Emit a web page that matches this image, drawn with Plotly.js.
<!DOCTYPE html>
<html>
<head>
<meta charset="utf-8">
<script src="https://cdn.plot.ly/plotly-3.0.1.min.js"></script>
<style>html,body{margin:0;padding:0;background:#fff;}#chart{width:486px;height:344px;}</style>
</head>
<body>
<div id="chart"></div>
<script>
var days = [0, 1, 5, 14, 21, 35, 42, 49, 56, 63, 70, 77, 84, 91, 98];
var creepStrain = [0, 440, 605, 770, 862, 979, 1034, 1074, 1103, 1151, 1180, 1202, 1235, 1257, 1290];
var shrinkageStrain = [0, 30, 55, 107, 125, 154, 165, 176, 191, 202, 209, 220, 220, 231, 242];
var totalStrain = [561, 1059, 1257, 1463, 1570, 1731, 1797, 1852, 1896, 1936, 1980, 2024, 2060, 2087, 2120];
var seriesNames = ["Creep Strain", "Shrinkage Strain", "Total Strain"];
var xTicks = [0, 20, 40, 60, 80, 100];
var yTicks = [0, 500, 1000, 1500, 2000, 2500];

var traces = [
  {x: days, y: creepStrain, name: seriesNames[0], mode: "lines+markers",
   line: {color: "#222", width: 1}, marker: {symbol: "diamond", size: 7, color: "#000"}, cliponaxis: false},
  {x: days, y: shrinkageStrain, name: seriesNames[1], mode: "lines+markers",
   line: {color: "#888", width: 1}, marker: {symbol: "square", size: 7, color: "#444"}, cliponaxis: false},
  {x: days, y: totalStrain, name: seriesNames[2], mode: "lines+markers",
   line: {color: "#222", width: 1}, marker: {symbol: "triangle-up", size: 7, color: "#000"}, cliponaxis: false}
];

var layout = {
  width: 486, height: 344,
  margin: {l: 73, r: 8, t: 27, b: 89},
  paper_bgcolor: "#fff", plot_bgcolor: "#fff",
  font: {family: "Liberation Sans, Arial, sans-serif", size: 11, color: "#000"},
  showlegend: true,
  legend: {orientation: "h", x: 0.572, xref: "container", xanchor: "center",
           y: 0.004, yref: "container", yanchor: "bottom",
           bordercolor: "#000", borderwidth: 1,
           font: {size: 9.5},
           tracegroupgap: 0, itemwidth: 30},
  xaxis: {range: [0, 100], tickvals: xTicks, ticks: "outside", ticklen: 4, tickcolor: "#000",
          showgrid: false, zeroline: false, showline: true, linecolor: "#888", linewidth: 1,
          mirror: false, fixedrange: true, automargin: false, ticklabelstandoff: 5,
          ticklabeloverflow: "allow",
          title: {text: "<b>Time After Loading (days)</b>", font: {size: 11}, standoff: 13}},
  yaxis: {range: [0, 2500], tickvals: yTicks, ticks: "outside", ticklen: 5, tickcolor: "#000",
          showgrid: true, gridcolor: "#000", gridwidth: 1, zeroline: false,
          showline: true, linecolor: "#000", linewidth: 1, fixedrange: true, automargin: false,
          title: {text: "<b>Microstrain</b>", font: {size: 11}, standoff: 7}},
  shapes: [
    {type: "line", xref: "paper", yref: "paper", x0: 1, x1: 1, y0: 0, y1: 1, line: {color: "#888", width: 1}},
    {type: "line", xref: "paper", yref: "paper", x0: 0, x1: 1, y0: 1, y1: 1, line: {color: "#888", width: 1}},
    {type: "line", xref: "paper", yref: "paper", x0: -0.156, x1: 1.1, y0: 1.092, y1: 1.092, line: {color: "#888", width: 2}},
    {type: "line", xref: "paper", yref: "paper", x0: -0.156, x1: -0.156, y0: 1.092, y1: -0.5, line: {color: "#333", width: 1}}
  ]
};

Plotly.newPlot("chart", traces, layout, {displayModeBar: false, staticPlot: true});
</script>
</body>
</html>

+-------+

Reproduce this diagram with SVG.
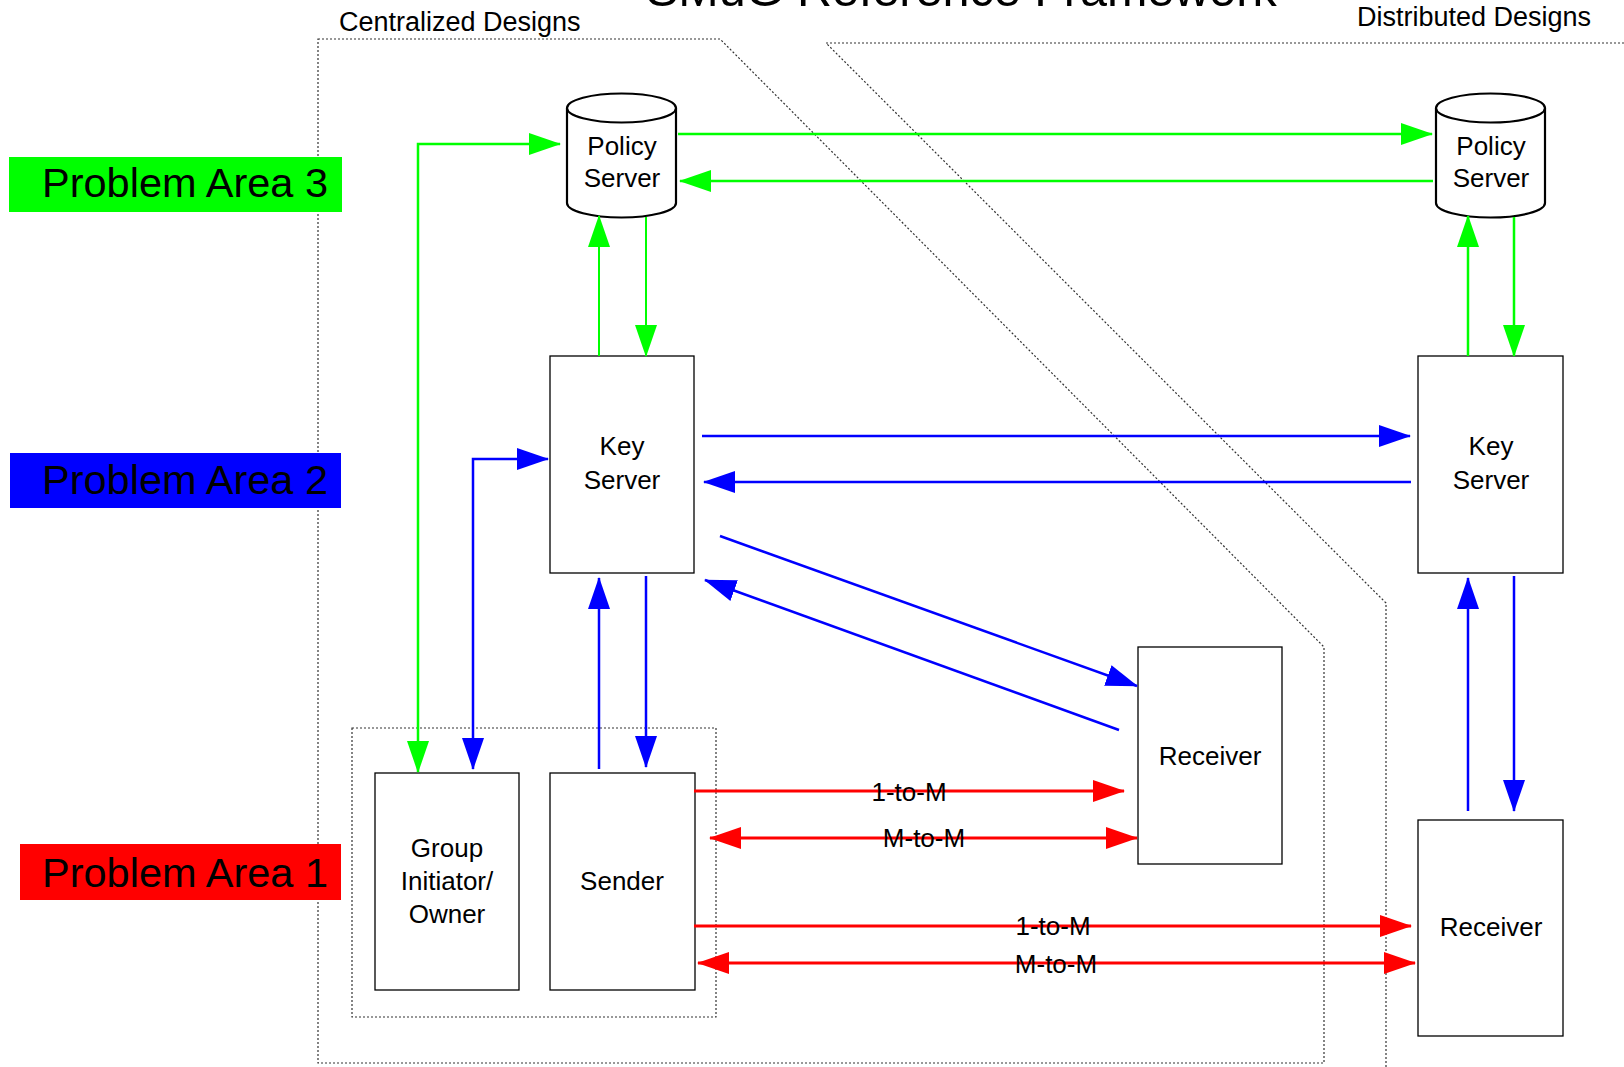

+-------+

* **Exercise**
Search the listing for the word "this" and return each line that holds it.

* **Written response**
Emit a web page that matches this image, drawn with Plotly.js.
Reproduce this diagram with SVG.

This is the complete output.